| TO DO |
Gather up all lines that carry the word "script".
#### GIVEN DATA ####
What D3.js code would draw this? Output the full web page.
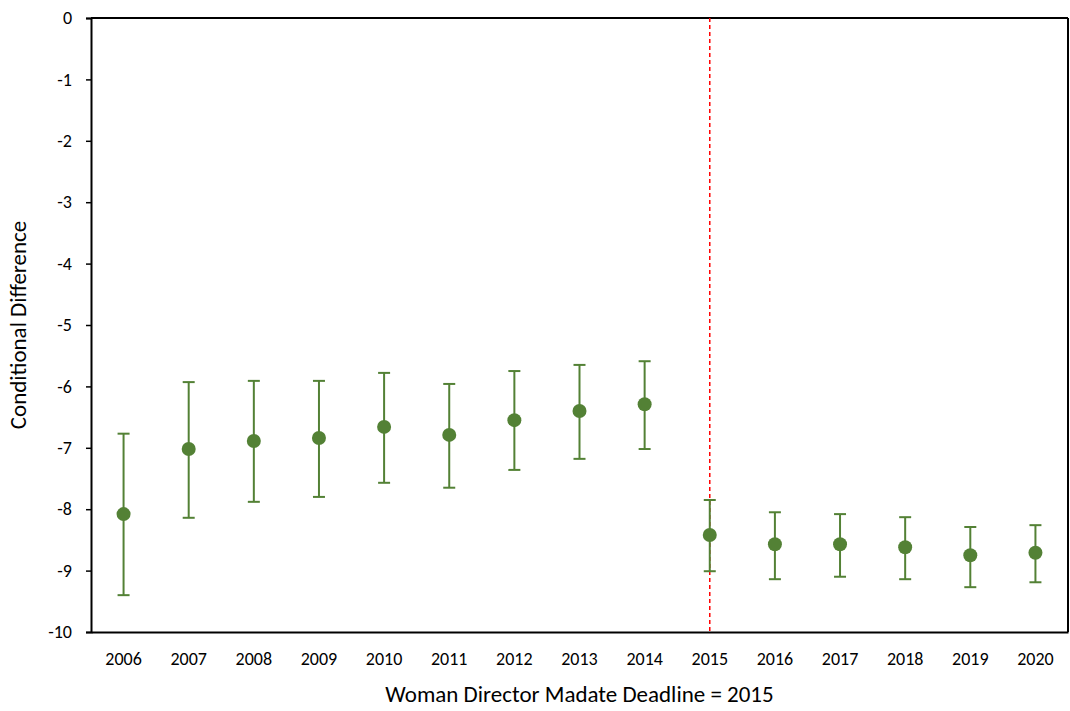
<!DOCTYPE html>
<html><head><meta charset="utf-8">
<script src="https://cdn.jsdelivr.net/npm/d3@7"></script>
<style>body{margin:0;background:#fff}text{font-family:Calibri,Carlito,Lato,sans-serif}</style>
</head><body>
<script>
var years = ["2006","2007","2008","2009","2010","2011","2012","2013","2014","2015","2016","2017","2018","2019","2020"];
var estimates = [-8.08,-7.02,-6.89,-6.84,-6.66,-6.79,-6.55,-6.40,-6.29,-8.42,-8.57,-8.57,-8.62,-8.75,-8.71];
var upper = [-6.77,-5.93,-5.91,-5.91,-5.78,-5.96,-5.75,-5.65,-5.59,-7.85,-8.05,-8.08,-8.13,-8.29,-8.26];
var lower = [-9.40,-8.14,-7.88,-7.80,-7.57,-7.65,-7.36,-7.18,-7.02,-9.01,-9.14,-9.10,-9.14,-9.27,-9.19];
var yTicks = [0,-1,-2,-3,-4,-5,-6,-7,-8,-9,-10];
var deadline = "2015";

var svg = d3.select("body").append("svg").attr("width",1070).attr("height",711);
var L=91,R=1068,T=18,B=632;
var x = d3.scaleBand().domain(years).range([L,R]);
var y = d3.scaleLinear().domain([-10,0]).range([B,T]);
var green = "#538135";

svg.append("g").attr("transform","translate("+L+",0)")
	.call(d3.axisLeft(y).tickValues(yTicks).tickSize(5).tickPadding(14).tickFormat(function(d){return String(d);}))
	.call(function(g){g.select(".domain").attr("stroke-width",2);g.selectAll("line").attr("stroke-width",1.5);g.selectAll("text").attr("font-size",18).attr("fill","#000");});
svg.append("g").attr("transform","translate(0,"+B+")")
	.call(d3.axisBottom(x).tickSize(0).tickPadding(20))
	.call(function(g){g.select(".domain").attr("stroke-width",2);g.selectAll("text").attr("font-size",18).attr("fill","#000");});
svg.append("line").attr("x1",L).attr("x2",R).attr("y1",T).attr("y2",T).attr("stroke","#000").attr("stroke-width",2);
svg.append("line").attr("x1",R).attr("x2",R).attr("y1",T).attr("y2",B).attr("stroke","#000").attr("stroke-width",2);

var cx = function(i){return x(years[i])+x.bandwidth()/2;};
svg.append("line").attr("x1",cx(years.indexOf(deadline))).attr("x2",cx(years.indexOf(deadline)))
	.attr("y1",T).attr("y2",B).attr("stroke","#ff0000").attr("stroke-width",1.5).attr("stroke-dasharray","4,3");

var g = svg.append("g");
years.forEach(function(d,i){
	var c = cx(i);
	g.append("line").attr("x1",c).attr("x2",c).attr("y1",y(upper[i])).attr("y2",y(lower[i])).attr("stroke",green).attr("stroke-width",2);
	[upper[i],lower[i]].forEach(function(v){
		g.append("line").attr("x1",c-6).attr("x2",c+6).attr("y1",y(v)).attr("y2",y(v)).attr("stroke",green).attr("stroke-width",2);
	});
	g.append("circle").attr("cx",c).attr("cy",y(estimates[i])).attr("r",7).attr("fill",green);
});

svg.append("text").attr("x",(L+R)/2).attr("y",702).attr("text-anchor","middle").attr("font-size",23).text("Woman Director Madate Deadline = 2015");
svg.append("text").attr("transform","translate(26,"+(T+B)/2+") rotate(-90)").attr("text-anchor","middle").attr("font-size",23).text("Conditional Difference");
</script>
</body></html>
####
#### GIVEN DATA ####
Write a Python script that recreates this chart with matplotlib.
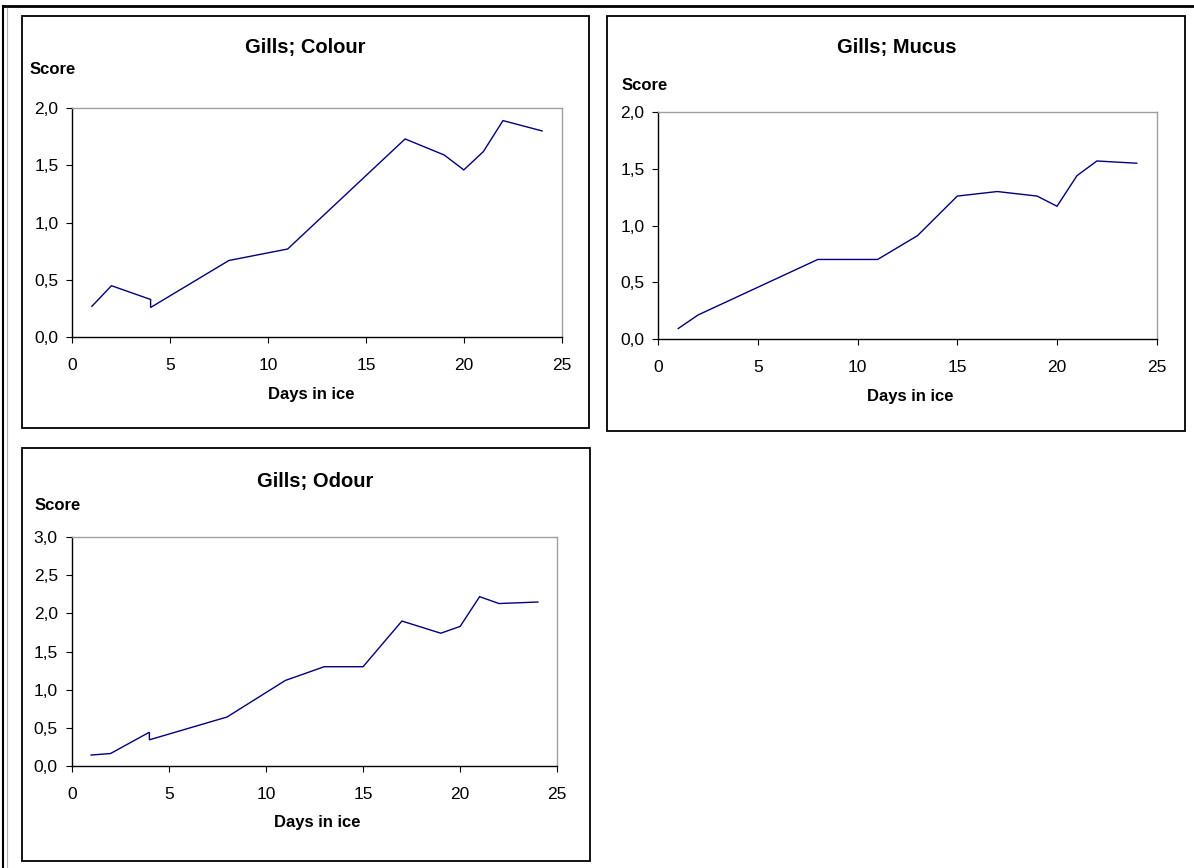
####
| COMPLETED TASK |
<script src="https://cdn.jsdelivr.net/npm/d3@7"></script>
<script>
</script>
Write a Python script that recreates this chart with matplotlib.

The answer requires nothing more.